Here are some ideas on how to improve your public speaking skills a little bit at a time:

  1. Take a public speaking course. 
    • Don’t rush through it. Take your time going through the content and try to apply different skills in your speeches. I have taken 3-hour public speaking workshops before, and while they are very helpful and informative, they do not provide the most opportunities to practice your skills that you may need. Find the right course and the right pace that works for you.
  1. Give one speech per month
    • If you don’t have a professional/work topic, that’s okay. Tell a story about a special time in your life. Storytelling looks easy and is so lovely when done well, but it is difficult to do in an engaging and effective way. 
    • The interval here is really up to you, but once a month can help to keep you on track and see improvement quickly. I know other people who do a speech once a quarter. That works as well, just remember the progress may be slower. 
  1. Listen to Ted Talks or start to notice other speakers in your workplace—what makes their speeches so great or not so great? 
    • I have learned so much from just watching people speak and making notes on what worked and what didn’t work. That is such a comforting thought to me too that I don’t always have to be speaking to learn how to improve. I can learn by watching others. 
    • It’s easy to watch good speakers and say, “Wow, that person is a naturally great speaker. I could never do that EVER.” Instead of thinking that way, list all the techniques they used that made their speech great, and think about how to incorporate some of those techniques into your next speech. 
  1. Find ways to enjoy public speaking! 
    • This is where the intrinsic or internal motivation kicks in. Once you start to enjoy it, you will want to do it more often!
    • Listen to stories on The Moth, listen to podcasts, or watch your favorite influencers or vloggers on Youtube. All these speakers on these platforms are using their public speaking skills to get their message across (mostly for good, but I’ll let you be the judge of that). 
    • Once you realize that public speaking can be about telling stories and being your authentic self in front of people, it takes the fear and dread out of the task and makes it more exciting and fun. Bring that excitement and fun into your mundane work presentations. It can be done, I promise! 

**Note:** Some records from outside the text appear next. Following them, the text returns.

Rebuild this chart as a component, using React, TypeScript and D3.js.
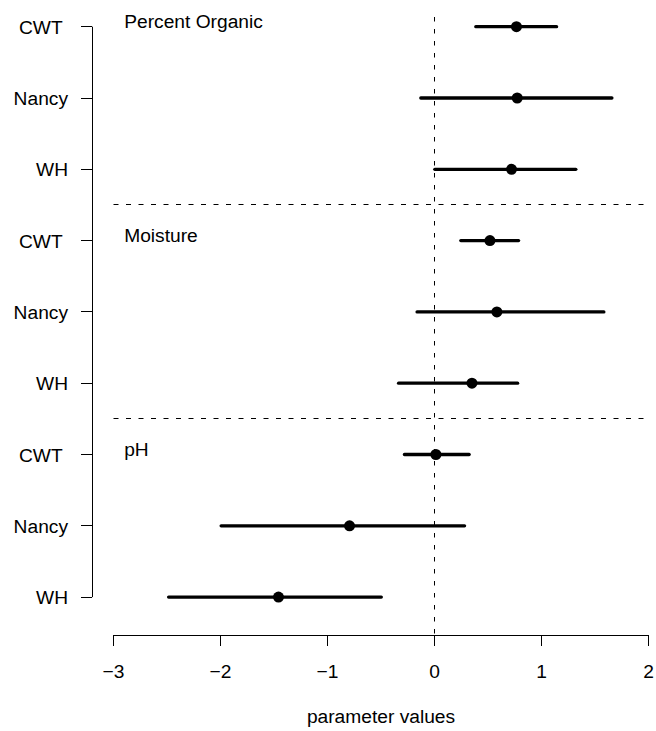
import React from "react";
import * as d3 from "d3";

const groups = ["Percent Organic", "Moisture", "pH"];
const sites = ["CWT\u00A0", "Nancy", "WH"];
const estimates = [0.766, 0.773, 0.72, 0.518, 0.583, 0.35, 0.013, -0.794, -1.458];
const lows = [0.386, -0.128, 0.003, 0.246, -0.163, -0.336, -0.281, -1.994, -2.485];
const highs = [1.141, 1.658, 1.321, 0.786, 1.583, 0.777, 0.324, 0.281, -0.497];
const xTicks = [-3, -2, -1, 0, 1, 2];
const xTitle = "parameter values";

const W = 656;
const H = 731;
const FONT = "'Liberation Sans', Arial, Helvetica, sans-serif";
const FS = 19.2;

const px = (v: number) => Math.floor(v) + 0.5;

export default function App() {
  const x = d3.scaleLinear().domain([-3, 2]).range([113.5, 648.5]);
  const y = d3.scaleLinear().domain([0, 8]).range([26.7, 597.1]);
  const axisY = 635;
  const axisX = 92;
  const tick = 11;
  const rows = estimates.map((e, i) => ({
    i,
    e,
    lo: lows[i],
    hi: highs[i],
    label: sites[i % sites.length],
  }));
  const dash = "5,7.5";

  return (
    <svg
      width={W}
      height={H}
      style={{ position: "absolute", left: 0, top: 0, background: "#fff" }}
      fontFamily={FONT}
      fontSize={FS}
    >
      {/* vertical reference line at 0 */}
      <line
        x1={px(x(0))}
        x2={px(x(0))}
        y1={17}
        y2={axisY}
        stroke="#000"
        strokeWidth={1}
        strokeDasharray="4.5,7.5"
      />
      {/* group separators */}
      {[2.5, 5.5].map((r) => (
        <line
          key={r}
          x1={x(-3)}
          x2={x(2)}
          y1={px(y(r))}
          y2={px(y(r))}
          stroke="#000"
          strokeWidth={1}
          strokeDasharray={dash}
        />
      ))}
      {/* group labels */}
      {groups.map((g, gi) => (
        <text key={g} x={x(-2.9)} y={y(gi * 3) + 1} fill="#000">
          {g}
        </text>
      ))}
      {/* intervals */}
      {rows.map((r) => (
        <g key={r.i}>
          <line
            x1={x(r.lo)}
            x2={x(r.hi)}
            y1={y(r.i)}
            y2={y(r.i)}
            stroke="#000"
            strokeWidth={3.3}
            strokeLinecap="round"
          />
          <circle cx={x(r.e)} cy={y(r.i)} r={5.5} fill="#000" />
        </g>
      ))}
      {/* y axis */}
      <line x1={px(axisX)} x2={px(axisX)} y1={y(0)} y2={y(8)} stroke="#000" strokeWidth={1} />
      {rows.map((r) => (
        <g key={"yt" + r.i}>
          <line
            x1={axisX - tick}
            x2={axisX}
            y1={px(y(r.i))}
            y2={px(y(r.i))}
            stroke="#000"
            strokeWidth={1}
          />
          <text
            x={68}
            y={y(r.i) + 7}
            textAnchor="end"
            fill="#000"
            style={{ whiteSpace: "pre" }}
          >
            {r.label}
          </text>
        </g>
      ))}
      {/* x axis */}
      <line x1={x(-3)} x2={x(2)} y1={px(axisY)} y2={px(axisY)} stroke="#000" strokeWidth={1} />
      {xTicks.map((t) => (
        <g key={"xt" + t}>
          <line
            x1={px(x(t))}
            x2={px(x(t))}
            y1={axisY}
            y2={axisY + tick}
            stroke="#000"
            strokeWidth={1}
          />
          <text x={x(t)} y={677.5} textAnchor="middle" fill="#000">
            {t < 0 ? "\u2212" + Math.abs(t) : String(t)}
          </text>
        </g>
      ))}
      <text x={(x(-3) + x(2)) / 2} y={723} textAnchor="middle" fill="#000">
        {xTitle}
      </text>
    </svg>
  );
}
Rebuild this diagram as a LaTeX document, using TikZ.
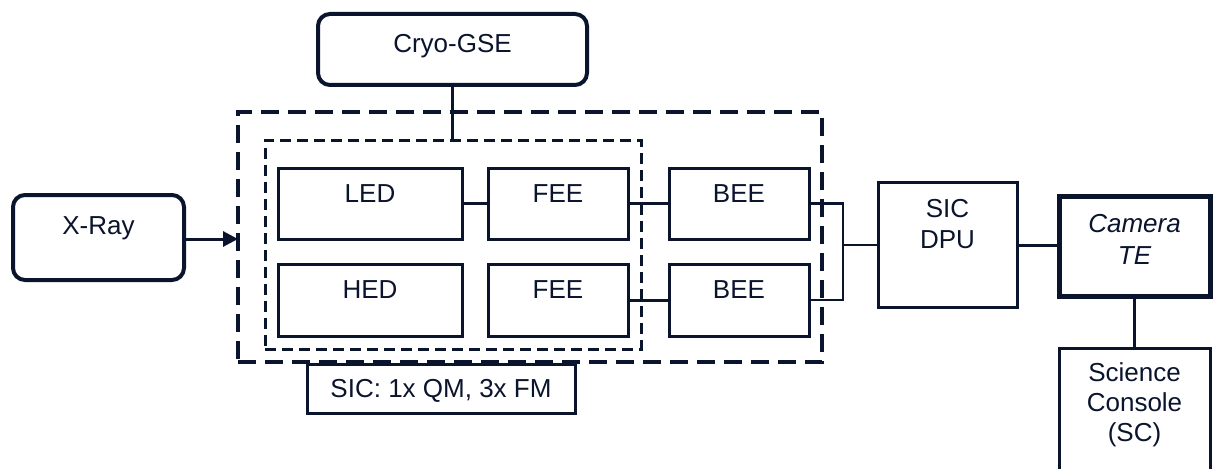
\documentclass[tikz,border=0pt]{standalone}
\usepackage{fontspec}
\setmainfont{Liberation Sans}
\usetikzlibrary{arrows.meta}
\definecolor{ink}{RGB}{10,20,45}
\begin{document}
\begin{tikzpicture}[x=1pt,y=-1pt,
  every node/.style={inner sep=0pt, outer sep=0pt},
  box/.style={draw=ink, line width=3pt, anchor=north west},
  thickbox/.style={draw=ink, line width=5pt, anchor=north west},
  rbox/.style={draw=ink, line width=4pt, rounded corners=12pt, anchor=north west},
  outerdash/.style={draw=ink, line width=4pt, dash pattern=on 18pt off 9pt, anchor=north west},
  innerdash/.style={draw=ink, line width=3pt, dash pattern=on 11pt off 6pt, anchor=north west},
  txt/.style={text=ink, font=\fontsize{26}{31}\selectfont, align=center},
  one/.style={text height=18.5pt, text depth=0pt},
  link/.style={draw=ink, line width=3pt},
  thin/.style={draw=ink, line width=2.5pt}
]
\clip (0,0) rectangle (1214,468);
\fill[white] (0,0) rectangle (1214,468);

% rounded boxes
\node[rbox, minimum width=269pt, minimum height=71pt] (cryo) at (318,14) {};
\node[txt, one] (cryot) at ([yshift=-29pt]cryo.north) {Cryo-GSE};
\node[rbox, minimum width=171pt, minimum height=85pt] (xray) at (13,195) {};
\node[txt, one] (xrayt) at ([yshift=-30pt]xray.north) {X-Ray};

% dashed containers
\node[outerdash, minimum width=584pt, minimum height=250pt] (outer) at (238,112) {};
\node[innerdash, minimum width=376pt, minimum height=209pt] (inner) at (265,140) {};

% inner boxes
\node[box, minimum width=184pt, minimum height=71pt] (led) at (278,168) {};
\node[txt, one] (ledt) at ([yshift=-25pt]led.north) {LED};
\node[box, minimum width=140pt, minimum height=71pt] (fee1) at (488,168) {};
\node[txt, one] (fee1t) at ([yshift=-25pt]fee1.north) {FEE};
\node[box, minimum width=140pt, minimum height=71pt] (bee1) at (669,168) {};
\node[txt, one] (bee1t) at ([yshift=-25pt]bee1.north) {BEE};

\node[box, minimum width=184pt, minimum height=72pt] (hed) at (278,264) {};
\node[txt, one] (hedt) at ([yshift=-25pt]hed.north) {HED};
\node[box, minimum width=140pt, minimum height=72pt] (fee2) at (488,264) {};
\node[txt, one] (fee2t) at ([yshift=-25pt]fee2.north) {FEE};
\node[box, minimum width=140pt, minimum height=72pt] (bee2) at (669,264) {};
\node[txt, one] (bee2t) at ([yshift=-25pt]bee2.north) {BEE};

% SIC label
\node[box, fill=white, minimum width=268pt, minimum height=49pt] (sic) at (307,364) {};
\node[txt, one] (sict) at (sic.center) {SIC: 1x QM, 3x FM};

% DPU
\node[box, minimum width=139pt, minimum height=125pt] (dpu) at (878,182) {};
\node[txt] (dput) at ([yshift=-42pt]dpu.north) {SIC\\DPU};

% Camera TE
\node[thickbox, minimum width=151pt, minimum height=100pt] (cam) at (1059,196) {};
\node[txt, font=\fontsize{26}{32}\itshape] (camt) at ([yshift=-43pt]cam.north) {Camera\\TE};

% Science console
\node[box, minimum width=151pt, minimum height=160pt] (sc) at (1059,348) {};
\node[txt, font=\fontsize{26}{30}\selectfont] (sct) at ([yshift=-57pt]sc.north) {Science\\Console\\(SC)};

% connectors
\draw[link] (cryo.south) -- (cryo.south |- inner.north);
\draw[link, -{Triangle[length=15pt,width=15pt]}] (xray.east |- 0,239) -- (outer.west |- 0,239);
\draw[link] (led.east) -- (fee1.west);
\draw[link] (fee1.east) -- (bee1.west);
\draw[link] (fee2.east) -- (bee2.west);
\coordinate (bus) at (843,245);
\draw[thin] (bee1.east) -| (bus) |- (bee2.east);
\draw[thin] (bus) -- (dpu.west |- bus);
\draw[link] (dpu.east |- 0,245) -- (cam.west |- 0,245);
\draw[link] (cam.south) -- (sc.north);
\end{tikzpicture}
\end{document}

Speakers Alliance offers several opportunities for people to practice and improve their public speaking skills. We have a course on Udemy, weekly community practice sessions that are free and open to everyone, and we have recently released a podcast talking about different public speaking issues and topics. If our style doesn’t work for you, that is absolutely fine. There are many tools and trainings out there to help you. The most important thing is to find the training and practice that works for you and your schedule. 

My public speaking mantra is “Say Yes, Speak More.” If you live in Los Angeles long enough, you will start making mantras for yourself, but this personal mantra has motivated me to tackle big public speaking opportunities that I originally wanted to turn down because I was scared and afraid. Say yes to public speaking and say yes to the speaking opportunities that come up in your life. Say yes to improving your public speaking skills NOW rather than waiting until “later.” Because if you wait until “later,” it may never get done, and then you will be missing out on all the benefits of improved confidence, communication, and connection with your audience that you could be enjoying right now.